Balancing end-to-end budgets of the Georges Bank ecosystem

Abstract Oceanographic regimes on the continental shelf display a great range in the time scales of physical exchange, biochemical processes and trophic transfers. The close surface-to-seabed physical coupling at intermediate scales of weeks to months means that the open ocean simplification to a purely pelagic food web is inadequate. Top-down trophic depictions, starting from the fish populations, are insufficient to constrain a system involving extensive nutrient recycling at lower trophic levels and subject to physical forcing as well as fishing. These pelagic–benthic interactions are found on all continental shelves but are particularly important on the relatively shallow Georges Bank in the northwest Atlantic. We have generated budgets for the lower food web for three physical regimes (Well-mixed, Transitional and Stratified) and for three seasons (Spring, Summer and Fall/Winter). The calculations show that vertical mixing and lateral exchange between the three regimes are important for zooplankton production as well as for nutrient input. Benthic suspension feeders are an additional critical pathway for transfers to higher trophic levels. Estimates of production by mesozooplankton, benthic suspension feeders and deposit feeders, derived primarily from data collected during the GLOBEC years of 1995–1999, provide input to an upper food web. Diets of commercial fish populations are used to calculate food requirements in three fish categories, planktivores, benthivores and piscivores, for four decades, 1963–2002, between which there were major changes in the fish communities.

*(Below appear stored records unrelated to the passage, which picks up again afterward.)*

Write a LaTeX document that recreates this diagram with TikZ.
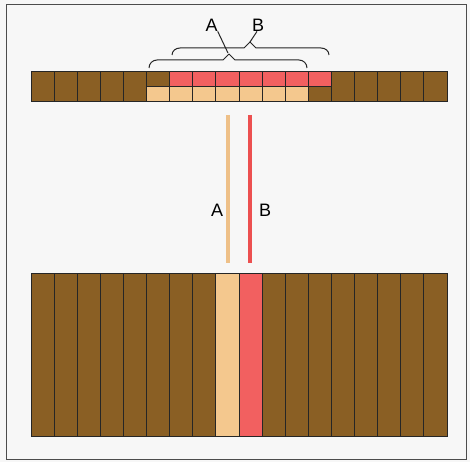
\documentclass[tikz,border=0pt]{standalone}
\usepackage{fontspec}
\setmainfont{Liberation Sans}
\definecolor{bgc}{HTML}{F7F7F7}
\definecolor{brownc}{HTML}{8A5F24}
\definecolor{tanc}{HTML}{F4C88E}
\definecolor{redc}{HTML}{F26060}
\definecolor{tanline}{HTML}{EEC088}
\definecolor{redline}{HTML}{EC5050}
\tikzset{
  cell/.style={draw=black!85, line width=1pt},
  brace/.style={draw=black!85, line width=1pt, line join=round},
  lbl/.style={font=\fontsize{18}{20}\selectfont, inner sep=0pt},
  vline/.style={line width=4pt}
}
\begin{document}
\begin{tikzpicture}[x=1pt,y=-1pt]
\useasboundingbox (0,0) rectangle (470,462);
\fill[bgc] (0,0) rectangle (470,462);
\draw[black!70, line width=0.9pt] (6,4) rectangle (466,459);
% top strip
\foreach \i in {0,...,17}{
  \pgfmathsetmacro{\xa}{31+\i*416/18}
  \pgfmathsetmacro{\xb}{31+(\i+1)*416/18}
  \ifnum\i<5
    \filldraw[cell, fill=brownc] (\xa,72) rectangle (\xb,102);
  \else\ifnum\i>12
    \filldraw[cell, fill=brownc] (\xa,72) rectangle (\xb,102);
  \else\ifnum\i=5
    \filldraw[cell, fill=brownc] (\xa,72) rectangle (\xb,87);
    \filldraw[cell, fill=tanc] (\xa,87) rectangle (\xb,102);
  \else\ifnum\i=12
    \filldraw[cell, fill=redc] (\xa,72) rectangle (\xb,87);
    \filldraw[cell, fill=brownc] (\xa,87) rectangle (\xb,102);
  \else
    \filldraw[cell, fill=redc] (\xa,72) rectangle (\xb,87);
    \filldraw[cell, fill=tanc] (\xa,87) rectangle (\xb,102);
  \fi\fi\fi\fi
}
% braces
\draw[brace] (149,68) to[out=90,in=180] (157,60) -- (223,60) -- (229,54) -- (235,60) -- (299,60) to[out=0,in=90] (307,68);
\draw[brace] (172,55) to[out=90,in=180] (180,48) -- (244,48) -- (250,42) -- (256,48) -- (321,48) to[out=0,in=90] (329,55);
\coordinate (tipA) at (228,53);
\coordinate (tipB) at (250,42);
\node[lbl] (topA) at (211.5,25) {A};
\node[lbl] (topB) at (258,25) {B};
\draw[brace] (tipA) -- (topA.south east);
\draw[brace] (tipB) -- ([xshift=-1pt]topB.south);
% vertical lines
\coordinate (a1) at (228,115);
\coordinate (a2) at (228,263);
\coordinate (b1) at (250,115);
\coordinate (b2) at (250,263);
\draw[vline, tanline] (a1) -- (a2);
\draw[vline, redline] (b1) -- (b2);
\node[lbl] (midA) at (217,210) {A};
\node[lbl] (midB) at (265,210) {B};
% bottom block
\foreach \i in {0,...,17}{
  \pgfmathsetmacro{\xa}{31+\i*416/18}
  \pgfmathsetmacro{\xb}{31+(\i+1)*416/18}
  \ifnum\i=8
    \filldraw[cell, fill=tanc] (\xa,273) rectangle (\xb,436);
  \else\ifnum\i=9
    \filldraw[cell, fill=redc] (\xa,273) rectangle (\xb,436);
  \else
    \filldraw[cell, fill=brownc] (\xa,273) rectangle (\xb,436);
  \fi\fi
}
\end{tikzpicture}
\end{document}
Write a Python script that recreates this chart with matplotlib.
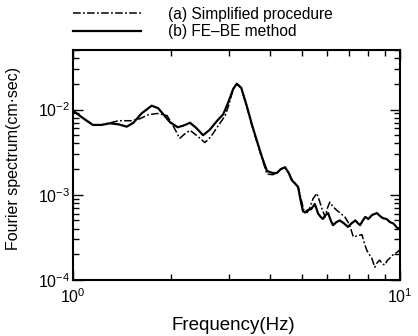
import matplotlib
matplotlib.use("Agg")
import matplotlib.pyplot as plt
from matplotlib.ticker import LogLocator, NullFormatter, FixedLocator, FixedFormatter

plt.rcParams['font.family'] = ['Liberation Sans', 'DejaVu Sans']

freq_b = [1.00, 1.07, 1.15, 1.22, 1.30, 1.38, 1.46, 1.53, 1.62, 1.74, 1.82, 1.88, 1.98, 2.09,
          2.18, 2.28, 2.38, 2.50, 2.62, 2.76, 2.88, 2.98, 3.09, 3.17, 3.27, 3.40, 3.52, 3.65,
          3.78, 3.92, 4.08, 4.20, 4.32, 4.45, 4.57, 4.67, 4.78, 4.88, 4.97, 5.05, 5.13, 5.22,
          5.35, 5.49, 5.62, 5.72, 5.81, 5.92, 6.03, 6.14, 6.24, 6.40, 6.55, 6.75, 6.93, 7.10,
          7.30, 7.45, 7.55, 7.70, 7.83, 8.00, 8.22, 8.50, 8.70, 8.88, 9.10, 9.30, 9.55, 9.80, 10.0]
spec_b = [0.0097, 0.0080, 0.0066, 0.0066, 0.0069, 0.0067, 0.0063, 0.0070, 0.0090, 0.0111, 0.0104,
          0.0090, 0.0071, 0.0062, 0.0065, 0.0070, 0.0061, 0.0050, 0.0058, 0.0074, 0.0088, 0.0120,
          0.0175, 0.0201, 0.0180, 0.0110, 0.0068, 0.0043, 0.0028, 0.0019, 0.0018, 0.0018, 0.0020,
          0.0021, 0.0018, 0.00148, 0.00135, 0.00123, 0.00085, 0.00064, 0.00062, 0.00066, 0.00068,
          0.00078, 0.00060, 0.00055, 0.00052, 0.00058, 0.00061, 0.00050, 0.00044, 0.00048, 0.00050,
          0.00046, 0.00042, 0.00046, 0.00050, 0.00046, 0.00044, 0.00050, 0.00055, 0.00052, 0.00058,
          0.00061, 0.00056, 0.00053, 0.00052, 0.00048, 0.00046, 0.00041, 0.00040]

freq_a = [1.00, 1.07, 1.15, 1.22, 1.30, 1.38, 1.46, 1.51, 1.60, 1.70, 1.81, 1.94, 2.03, 2.12,
          2.20, 2.28, 2.40, 2.53, 2.64, 2.76, 2.92, 3.00, 3.09, 3.17, 3.27, 3.40, 3.52, 3.65,
          3.78, 3.92, 4.08, 4.20, 4.32, 4.45, 4.57, 4.67, 4.78, 4.88, 4.98, 5.08, 5.20, 5.30,
          5.42, 5.57, 5.67, 5.77, 5.90, 6.00, 6.10, 6.25, 6.40, 6.60, 6.78, 7.00, 7.20, 7.40,
          7.65, 7.80, 7.93, 8.05, 8.20, 8.37, 8.52, 8.67, 8.82, 8.98, 9.15, 9.30, 9.55, 9.77, 10.0]
spec_a = [0.0097, 0.0080, 0.0066, 0.0066, 0.0070, 0.0074, 0.0074, 0.0074, 0.0078, 0.0087, 0.0090,
          0.0085, 0.0063, 0.0046, 0.0052, 0.0057, 0.0049, 0.0041, 0.0048, 0.0062, 0.0085, 0.0115,
          0.0175, 0.0200, 0.0178, 0.0108, 0.0066, 0.0042, 0.0027, 0.00175, 0.00172, 0.0018, 0.0020,
          0.0021, 0.0018, 0.0015, 0.00135, 0.00124, 0.00090, 0.00066, 0.00062, 0.00070, 0.00090,
          0.00104, 0.00085, 0.00069, 0.00055, 0.00070, 0.00082, 0.00072, 0.00066, 0.00060, 0.00055,
          0.00045, 0.00032, 0.00033, 0.00034, 0.00026, 0.00022, 0.00020, 0.00018, 0.000141, 0.000160,
          0.000171, 0.000155, 0.000150, 0.000170, 0.00018, 0.00020, 0.00021, 0.000225]

label_a = "(a) Simplified procedure"
label_b = "(b) FE\u2013BE method"
xticks = [1, 10]
xticklabels = [r"$\mathregular{10^{0}}$", r"$\mathregular{10^{1}}$"]
yticks = [1e-4, 1e-3, 1e-2]
yticklabels = [r"$\mathregular{10^{-4}}$", r"$\mathregular{10^{-3}}$", r"$\mathregular{10^{-2}}$"]

fig = plt.figure(figsize=(4.18, 3.36), dpi=100)
ax = fig.add_axes([73/418, 1-280/336, (400-73)/418, (280-50)/336])

la, = ax.plot(freq_a, spec_a, color='black', lw=1.1, linestyle=(0, (5, 1.5, 1.2, 1.5)))
lb, = ax.plot(freq_b, spec_b, color='black', lw=1.6, linestyle='-')

ax.set_xscale('log')
ax.set_yscale('log')
ax.set_xlim(1, 10)
ax.set_ylim(1e-4, 0.05)

ax.xaxis.set_major_locator(FixedLocator(xticks))
ax.xaxis.set_major_formatter(FixedFormatter(xticklabels))
ax.xaxis.set_minor_locator(LogLocator(base=10, subs=range(2, 10)))
ax.xaxis.set_minor_formatter(NullFormatter())
ax.yaxis.set_major_locator(FixedLocator(yticks))
ax.yaxis.set_major_formatter(FixedFormatter(yticklabels))
ax.yaxis.set_minor_locator(LogLocator(base=10, subs=range(2, 10)))
ax.yaxis.set_minor_formatter(NullFormatter())

ax.tick_params(which='both', direction='in', top=True, right=True, labelsize=11.5, width=1)
ax.tick_params(axis='x', which='major', pad=5)
ax.tick_params(axis='y', which='major', pad=2)
ax.tick_params(which='major', length=7)
ax.tick_params(which='minor', length=4)
for s in ax.spines.values():
    s.set_linewidth(1.5)

ax.set_xlabel("Frequency(Hz)", fontsize=13.5)
ax.xaxis.set_label_coords(0.49, -0.16)
ax.set_ylabel("Fourier spectrum(cm\u00b7sec)", fontsize=11.5)
ax.yaxis.set_label_coords(-0.16, 0.53)

fig.legend([la, lb], [label_a, label_b], loc='upper left', bbox_to_anchor=(62/418, 1.012),
           frameon=False, fontsize=11.2, handlelength=4.4, handletextpad=1.7,
           labelspacing=0.15, borderpad=0.2)

fig.savefig("out.png", dpi=100)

Comparisons of inputs from the lower web with fish energetic requirements for plankton and benthos indicate that we obtained reasonable agreement for the last three decades, 1973–2002. However, for the first decade, the fish food requirements were significantly less than the inputs. This decade, 1963–1972, corresponds to a period characterized by a strong Labrador Current and lower nitrate levels at the shelf-edge, demonstrating how strong bottom-up physical forcing may determine overall fish yields.